Smart Gravel Planning
A gravel estimate looks simple, yet small errors can change a load count. Depth, shape, density, and waste all affect the final tons. This widget helps you join those details in one place. It supports paths, pads, driveways, beds, and repair areas. You can enter a custom area, or let the form calculate area from length and width.
Why Tons Matter
Most suppliers sell gravel by ton. Many project sketches use feet, inches, yards, or meters. The calculator converts those units before it estimates volume. It then applies the selected density. Dense crushed stone can need more tons than loose pea gravel for the same space. A compaction allowance can also raise the order amount.
Better Ordering
Ordering too little causes delays. Ordering too much creates cleanup and storage problems. A waste factor covers spillage, uneven grade, edge trimming, and settlement. The tool separates base tons from order tons. This makes the result easier to review. You can compare material cost, delivery load count, and bag count before buying.
Practical Uses
For a driveway, measure the usable surface only.

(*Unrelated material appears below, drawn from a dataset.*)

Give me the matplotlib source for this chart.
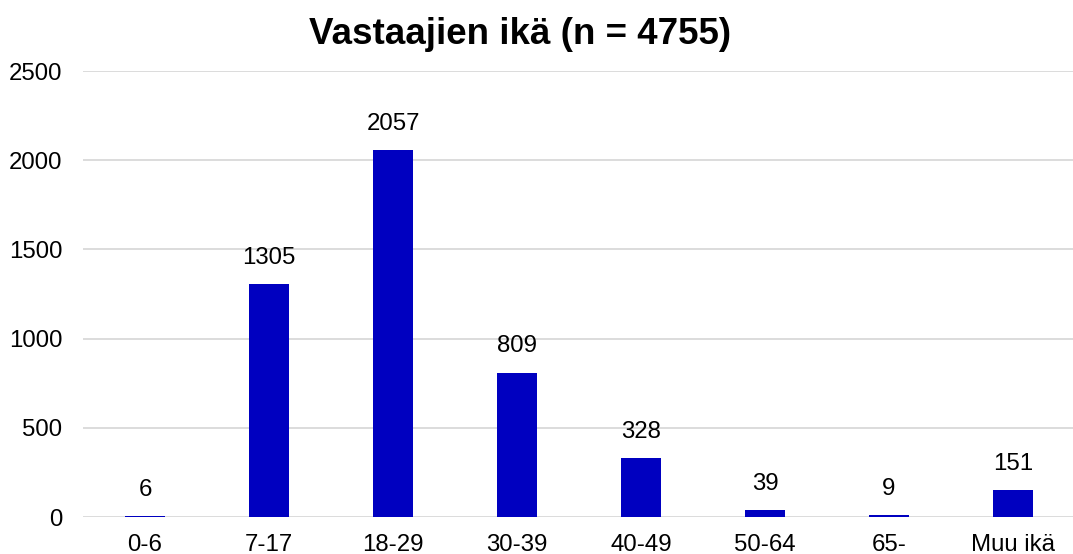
import matplotlib.pyplot as plt

plt.rcParams['font.family'] = ['Liberation Sans', 'DejaVu Sans']

categories = ['0-6', '7-17', '18-29', '30-39', '40-49', '50-64', '65-', 'Muu ikä']
counts = [6, 1305, 2057, 809, 328, 39, 9, 151]
yticks = [0, 500, 1000, 1500, 2000, 2500]

fig = plt.figure(figsize=(10.73, 5.54), dpi=100)
ax = fig.add_axes([83 / 1073, 37 / 554, 992 / 1073, 446 / 554])

x = range(len(categories))
bars = ax.bar(x, counts, width=0.315, color='#0000C0', zorder=3)
for b, v in zip(bars, counts):
    ax.annotate(str(v), (b.get_x() + b.get_width() / 2, v),
                xytext=(0, 11), textcoords='offset points',
                ha='center', va='bottom', fontsize=17.3)

ax.set_xlim(-0.5, len(categories) - 0.5)
ax.set_ylim(0, 2500)
ax.set_yticks(yticks)
ax.set_xticks(list(x))
ax.set_xticklabels(categories)
ax.tick_params(axis='both', length=0, labelsize=17.3)
ax.tick_params(axis='y', pad=15)
ax.tick_params(axis='x', pad=12)
ax.yaxis.grid(True, color='#D9D9D9', linewidth=1.3, zorder=0)
for s in ax.spines.values():
    s.set_visible(False)

fig.text(520 / 1073, 1 - 35 / 554, 'Vastaajien ikä (n = 4755)', ha='center', va='center',
         fontsize=26.5, fontweight='bold')

fig.savefig('out.png', dpi=100)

Add a deeper base when soil is weak. For a walkway, measure the finished path width. For round fire pit areas, use the circular option. For landscape beds, use custom area when the shape is irregular. Always measure depth after preparing the ground.
Density Guidance
Density is the most sensitive value after depth. Use a supplier value when available. If not, choose a preset that best matches the aggregate. Crushed limestone, river rock, pea gravel, and road base can behave differently. Moisture also changes bulk weight. The estimate should guide ordering, not replace local supplier advice.
Record Keeping
The download options help you save project notes. CSV is useful for spreadsheets. PDF is useful for quotes, job folders, and customer records. Keep the inputs with the result. This makes later changes simple. Adjust depth, waste, or density to compare options. A careful gravel estimate saves trips, money, and time.
Site Check
Check slope before spreading material. Water should move away from buildings. Mark edges with stakes or paint. Level the base before delivery. A cleaner base gives more reliable depth and smoother coverage during the final rake pass.